You take something into the body, and over time it loses strength. Not all at once, not dramatically—just gradually. The chemical breaks down, its influence softens, until it’s no longer doing much of anything at all.
The mind and body work in a similar way.
Experiences leave residues—irritating thoughts, emotional tones, bodily tensions. They don’t vanish when the circumstance ends. They echo. They repeat. They show up as familiar commentary or low-grade agitation, long after the original moment has passed.
These echoes have a half-life too.
When attention is allowed to rest—often on something simple like the breath—and not fed back into those thoughts, their charge begins to decay. Not by force. Not by analysis. Simply by not being re-activated. Five minutes might soften the edge. Ten minutes may slow the rhythm. Fifteen or twenty, and something else starts to happen.

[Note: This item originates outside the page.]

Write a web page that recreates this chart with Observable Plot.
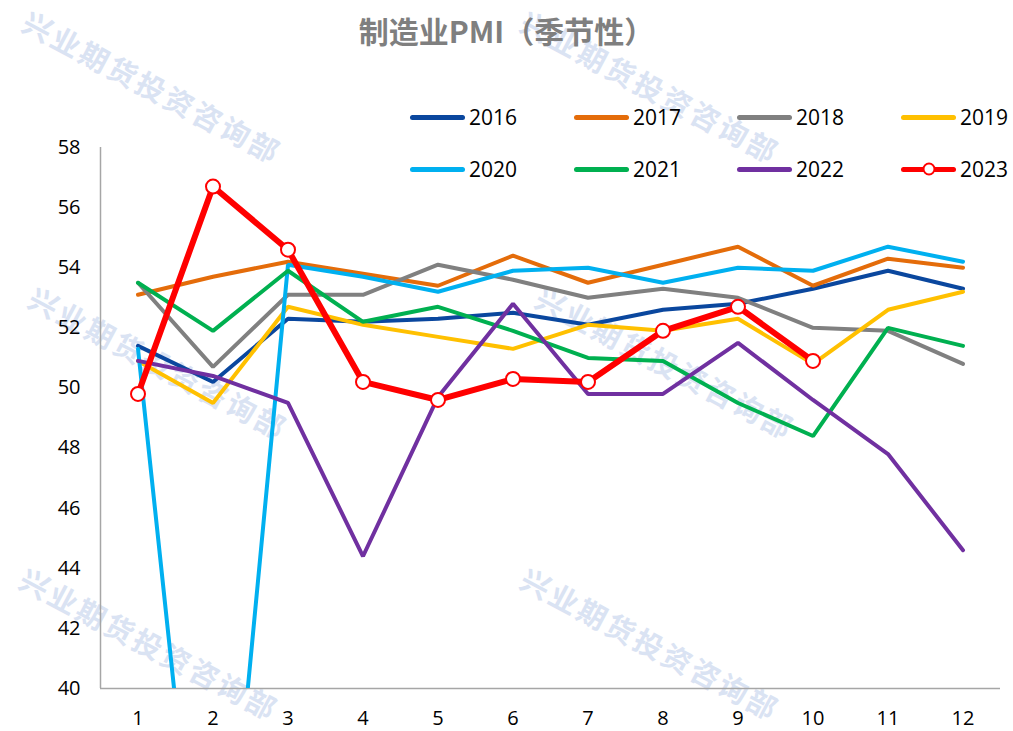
<!DOCTYPE html>
<html>
<head>
<meta charset="utf-8">
<script src="https://cdn.jsdelivr.net/npm/d3@7"></script>
<script src="https://cdn.jsdelivr.net/npm/@observablehq/plot@0.6"></script>
<style>
  html, body { margin: 0; padding: 0; background: #fff; }
  #wrap { position: relative; width: 1013px; height: 731px; overflow: hidden; font-family: "Open Sans", "Noto Sans", sans-serif; }
  #title { position: relative; z-index: 2; height: 62px; line-height: 60px; text-align: center; font-family: "Noto Sans CJK SC", sans-serif; font-weight: bold; font-size: 30px; color: #7f7f7f; }
  #chart { position: relative; z-index: 1; }
  #chart svg { background: transparent !important; }
  .wm { position: absolute; z-index: 0; transform: translate(-50%, -50%) rotate(28deg); font-family: "Noto Sans CJK SC", sans-serif; font-weight: bold; font-size: 29px; line-height: 32px; letter-spacing: 3px; color: #dae3f3; white-space: nowrap; pointer-events: none; }
  #legend { position: absolute; z-index: 3; left: 0; top: 0; width: 1013px; height: 200px; pointer-events: none; }
  .item { position: absolute; display: flex; align-items: center; height: 30px; transform: translateY(-50%); }
  .swatch { position: relative; width: 55px; height: 5px; border-radius: 3px; }
  .swatch .dot { position: absolute; left: 50%; top: 50%; width: 9px; height: 9px; transform: translate(-50%, -50%); border-radius: 50%; background: #fff; border: 2px solid #ff0000; }
  .label { margin-left: 4px; font-size: 21px; color: #000; }
</style>
</head>
<body>
<div id="wrap">
  <div id="title">制造业PMI（季节性）</div>
  <div id="chart"></div>
  <div id="legend"></div>
</div>
<script>
// ---- data ----
const months = [1, 2, 3, 4, 5, 6, 7, 8, 9, 10, 11, 12];
const years = ["2016", "2017", "2018", "2019", "2020", "2021", "2022", "2023"];
const colors = ["#0a479e", "#e46c0a", "#808080", "#ffc000", "#00b0f0", "#00b050", "#7030a0", "#ff0000"];
const v2016 = [51.4, 50.2, 52.3, 52.2, 52.3, 52.5, 52.1, 52.6, 52.8, 53.3, 53.9, 53.3];
const v2017 = [53.1, 53.7, 54.2, 53.8, 53.4, 54.4, 53.5, 54.1, 54.7, 53.4, 54.3, 54.0];
const v2018 = [53.5, 50.7, 53.1, 53.1, 54.1, 53.6, 53.0, 53.3, 53.0, 52.0, 51.9, 50.8];
const v2019 = [50.9, 49.5, 52.7, 52.1, 51.7, 51.3, 52.1, 51.9, 52.3, 50.8, 52.6, 53.2];
const v2020 = [51.3, 27.8, 54.1, 53.7, 53.2, 53.9, 54.0, 53.5, 54.0, 53.9, 54.7, 54.2];
const v2021 = [53.5, 51.9, 53.9, 52.2, 52.7, 51.9, 51.0, 50.9, 49.5, 48.4, 52.0, 51.4];
const v2022 = [50.9, 50.4, 49.5, 44.4, 49.7, 52.8, 49.8, 49.8, 51.5, 49.6, 47.8, 44.6];
const v2023 = [49.8, 56.7, 54.6, 50.2, 49.6, 50.3, 50.2, 51.9, 52.7, 50.9];
const yTicks = [40, 42, 44, 46, 48, 50, 52, 54, 56, 58];
const watermark = "兴业期货投资咨询部";

const series = [v2016, v2017, v2018, v2019, v2020, v2021, v2022, v2023];
const rows = [];
series.forEach((vals, i) => vals.forEach((v, j) => rows.push({year: years[i], month: months[j], value: v})));
const past = rows.filter(d => d.year !== "2023");
const cur = rows.filter(d => d.year === "2023");

// ---- watermarks (decoration) ----
const wrap = document.getElementById("wrap");
[[153, 86], [651, 86], [159, 362], [666, 362], [150, 643], [651, 643]].forEach(([cx, cy]) => {
  const w = document.createElement("div");
  w.className = "wm";
  w.style.left = cx + "px";
  w.style.top = cy + "px";
  w.textContent = watermark;
  wrap.insertBefore(w, wrap.firstChild);
});

// ---- chart ----
const chart = Plot.plot({
  width: 1013,
  height: 669,
  marginTop: 85,
  marginBottom: 43,
  marginLeft: 100,
  marginRight: 13,
  style: {fontFamily: "'Open Sans', 'Noto Sans', sans-serif", fontSize: "20px", color: "#000", background: "transparent"},
  x: {domain: [0.5, 12.5], axis: null},
  y: {domain: [40, 58], axis: null},
  color: {domain: years, range: colors},
  marks: [
    Plot.axisY({ticks: yTicks, tickSize: 0, tickPadding: 20, tickFormat: d => String(d), label: null, fontSize: 20}),
    Plot.axisX({ticks: months, tickSize: 0, tickPadding: 22, tickFormat: d => String(d), label: null, fontSize: 20}),
    Plot.ruleX([0.5], {stroke: "#a6a6a6", strokeWidth: 1.5}),
    Plot.ruleY([40], {stroke: "#a6a6a6", strokeWidth: 1.5}),
    Plot.line(past, {x: "month", y: "value", z: "year", stroke: "year", strokeWidth: 4, strokeLinejoin: "miter", clip: true}),
    Plot.line(cur, {x: "month", y: "value", stroke: "year", strokeWidth: 6, strokeLinejoin: "miter", clip: true}),
    Plot.dot(cur, {x: "month", y: "value", r: 7, fill: "#fff", stroke: "#ff0000", strokeWidth: 2})
  ]
});
document.getElementById("chart").appendChild(chart);

// ---- legend ----
const legend = document.getElementById("legend");
const colX = [410, 574, 737, 901];
const rowY = [117, 169];
years.forEach((y, i) => {
  const item = document.createElement("div");
  item.className = "item";
  item.style.left = colX[i % 4] + "px";
  item.style.top = rowY[Math.floor(i / 4)] + "px";
  const sw = document.createElement("div");
  sw.className = "swatch";
  sw.style.background = colors[i];
  if (y === "2023") {
    const dot = document.createElement("div");
    dot.className = "dot";
    sw.appendChild(dot);
  }
  const lab = document.createElement("span");
  lab.className = "label";
  lab.textContent = y;
  item.appendChild(sw);
  item.appendChild(lab);
  legend.appendChild(item);
});
</script>
</body>
</html>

Awareness no longer has to manage experience.
The mind stops checking whether the irritation is gone.
The body stops bracing against what might return.
Experience is still present, but it’s no longer being held together by effort.
It’s like starting a siphon. At first, nothing moves. You keep steady pressure, not to control the flow, but to allow it to begin. Then, without warning, it catches. The movement takes over on its own.
In the same way, when the half-life of those old echoes has run its course, attention no longer needs to hold the moment steady. Life begins to carry itself.
Thoughts may arise, but they don’t insist.
Sensations appear, but they don’t demand interpretation.
Awareness isn’t supervising the scene—it’s simply present for it.
This isn’t something you make happen.
It happens when you stop replenishing what’s already fading.
What remains is not emptiness, but ease.
Not silence, but clarity.
Not control, but the quiet relief of discovering that experience doesn’t need to be managed in order to be lived.